++++ RECORDED DATA

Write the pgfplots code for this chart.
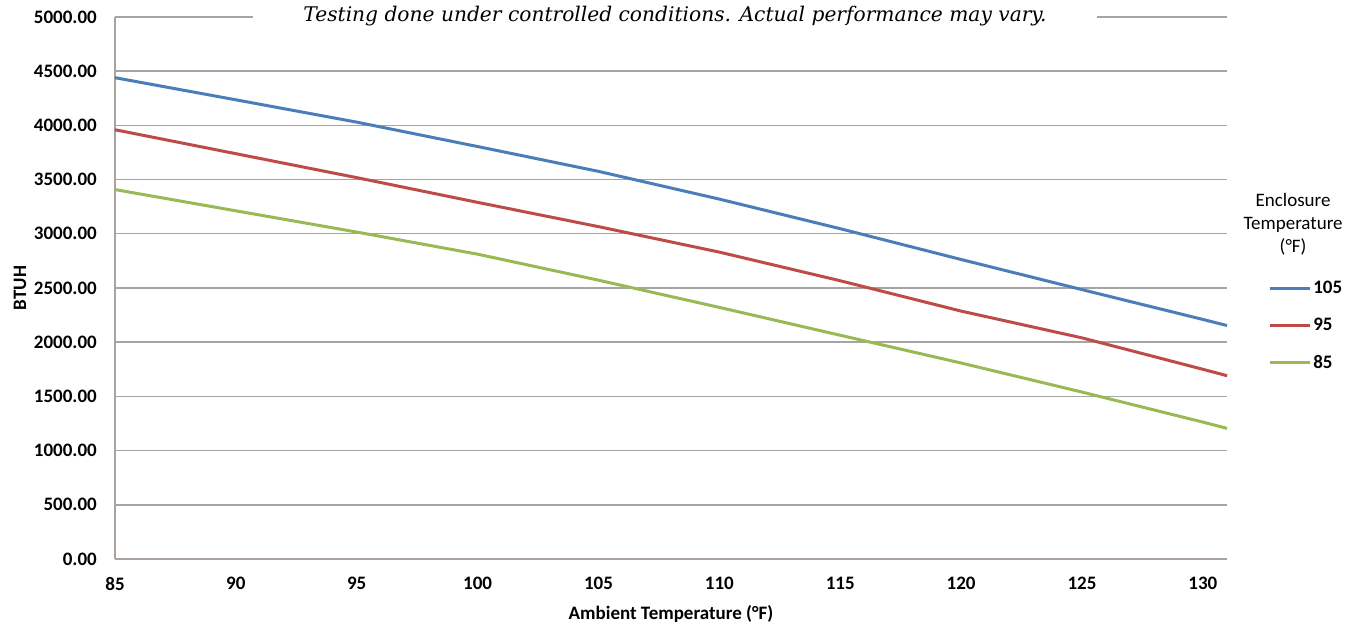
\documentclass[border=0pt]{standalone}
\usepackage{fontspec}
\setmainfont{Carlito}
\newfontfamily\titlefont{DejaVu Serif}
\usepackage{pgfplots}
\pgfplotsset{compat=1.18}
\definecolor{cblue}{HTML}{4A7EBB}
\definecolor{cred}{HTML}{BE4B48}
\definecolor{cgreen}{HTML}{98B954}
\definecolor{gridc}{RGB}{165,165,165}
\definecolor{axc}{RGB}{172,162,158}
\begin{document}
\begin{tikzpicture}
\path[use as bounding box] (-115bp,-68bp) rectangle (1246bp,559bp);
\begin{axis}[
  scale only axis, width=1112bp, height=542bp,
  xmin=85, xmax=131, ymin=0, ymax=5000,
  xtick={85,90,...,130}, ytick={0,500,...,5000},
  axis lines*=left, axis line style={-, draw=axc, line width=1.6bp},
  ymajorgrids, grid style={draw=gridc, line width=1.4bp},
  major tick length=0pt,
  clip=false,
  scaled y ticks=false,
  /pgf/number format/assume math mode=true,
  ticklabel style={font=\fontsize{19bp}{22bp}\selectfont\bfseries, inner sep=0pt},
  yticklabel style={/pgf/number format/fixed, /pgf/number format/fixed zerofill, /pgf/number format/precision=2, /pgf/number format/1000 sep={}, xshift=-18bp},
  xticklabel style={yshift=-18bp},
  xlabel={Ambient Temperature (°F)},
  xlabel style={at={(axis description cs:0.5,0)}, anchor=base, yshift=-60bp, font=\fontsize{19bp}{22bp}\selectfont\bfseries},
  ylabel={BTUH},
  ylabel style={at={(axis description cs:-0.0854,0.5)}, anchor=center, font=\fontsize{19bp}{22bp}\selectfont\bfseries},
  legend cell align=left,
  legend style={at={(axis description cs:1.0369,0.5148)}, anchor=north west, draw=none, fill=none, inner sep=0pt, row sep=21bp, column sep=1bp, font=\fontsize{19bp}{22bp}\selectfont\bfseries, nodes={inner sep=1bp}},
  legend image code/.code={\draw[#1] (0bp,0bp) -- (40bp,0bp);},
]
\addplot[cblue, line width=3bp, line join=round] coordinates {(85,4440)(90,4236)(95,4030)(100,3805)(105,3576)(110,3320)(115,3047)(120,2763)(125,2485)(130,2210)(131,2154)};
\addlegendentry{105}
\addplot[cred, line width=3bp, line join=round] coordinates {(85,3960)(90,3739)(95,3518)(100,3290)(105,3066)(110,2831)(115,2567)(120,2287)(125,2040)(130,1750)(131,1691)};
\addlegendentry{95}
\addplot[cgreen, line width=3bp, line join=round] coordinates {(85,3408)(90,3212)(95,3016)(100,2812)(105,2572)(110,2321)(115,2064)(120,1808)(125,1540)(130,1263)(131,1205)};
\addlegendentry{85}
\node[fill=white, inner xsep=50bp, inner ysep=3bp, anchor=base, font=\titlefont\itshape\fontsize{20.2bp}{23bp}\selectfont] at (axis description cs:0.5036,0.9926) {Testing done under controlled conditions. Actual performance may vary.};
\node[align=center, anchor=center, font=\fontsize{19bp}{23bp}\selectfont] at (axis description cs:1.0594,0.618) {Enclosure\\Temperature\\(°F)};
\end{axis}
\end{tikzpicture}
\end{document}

++++++++

AIM OF THE EXERCISE: Output the lines above in full and exactly as given, omitting any pictures.

ANSWER TO THE TASK:
Write the pgfplots code for this chart.
\documentclass[border=0pt]{standalone}
\usepackage{fontspec}
\setmainfont{Carlito}
\newfontfamily\titlefont{DejaVu Serif}
\usepackage{pgfplots}
\pgfplotsset{compat=1.18}
\definecolor{cblue}{HTML}{4A7EBB}
\definecolor{cred}{HTML}{BE4B48}
\definecolor{cgreen}{HTML}{98B954}
\definecolor{gridc}{RGB}{165,165,165}
\definecolor{axc}{RGB}{172,162,158}
\begin{document}
\begin{tikzpicture}
\path[use as bounding box] (-115bp,-68bp) rectangle (1246bp,559bp);
\begin{axis}[
  scale only axis, width=1112bp, height=542bp,
  xmin=85, xmax=131, ymin=0, ymax=5000,
  xtick={85,90,...,130}, ytick={0,500,...,5000},
  axis lines*=left, axis line style={-, draw=axc, line width=1.6bp},
  ymajorgrids, grid style={draw=gridc, line width=1.4bp},
  major tick length=0pt,
  clip=false,
  scaled y ticks=false,
  /pgf/number format/assume math mode=true,
  ticklabel style={font=\fontsize{19bp}{22bp}\selectfont\bfseries, inner sep=0pt},
  yticklabel style={/pgf/number format/fixed, /pgf/number format/fixed zerofill, /pgf/number format/precision=2, /pgf/number format/1000 sep={}, xshift=-18bp},
  xticklabel style={yshift=-18bp},
  xlabel={Ambient Temperature (°F)},
  xlabel style={at={(axis description cs:0.5,0)}, anchor=base, yshift=-60bp, font=\fontsize{19bp}{22bp}\selectfont\bfseries},
  ylabel={BTUH},
  ylabel style={at={(axis description cs:-0.0854,0.5)}, anchor=center, font=\fontsize{19bp}{22bp}\selectfont\bfseries},
  legend cell align=left,
  legend style={at={(axis description cs:1.0369,0.5148)}, anchor=north west, draw=none, fill=none, inner sep=0pt, row sep=21bp, column sep=1bp, font=\fontsize{19bp}{22bp}\selectfont\bfseries, nodes={inner sep=1bp}},
  legend image code/.code={\draw[#1] (0bp,0bp) -- (40bp,0bp);},
]
\addplot[cblue, line width=3bp, line join=round] coordinates {(85,4440)(90,4236)(95,4030)(100,3805)(105,3576)(110,3320)(115,3047)(120,2763)(125,2485)(130,2210)(131,2154)};
\addlegendentry{105}
\addplot[cred, line width=3bp, line join=round] coordinates {(85,3960)(90,3739)(95,3518)(100,3290)(105,3066)(110,2831)(115,2567)(120,2287)(125,2040)(130,1750)(131,1691)};
\addlegendentry{95}
\addplot[cgreen, line width=3bp, line join=round] coordinates {(85,3408)(90,3212)(95,3016)(100,2812)(105,2572)(110,2321)(115,2064)(120,1808)(125,1540)(130,1263)(131,1205)};
\addlegendentry{85}
\node[fill=white, inner xsep=50bp, inner ysep=3bp, anchor=base, font=\titlefont\itshape\fontsize{20.2bp}{23bp}\selectfont] at (axis description cs:0.5036,0.9926) {Testing done under controlled conditions. Actual performance may vary.};
\node[align=center, anchor=center, font=\fontsize{19bp}{23bp}\selectfont] at (axis description cs:1.0594,0.618) {Enclosure\\Temperature\\(°F)};
\end{axis}
\end{tikzpicture}
\end{document}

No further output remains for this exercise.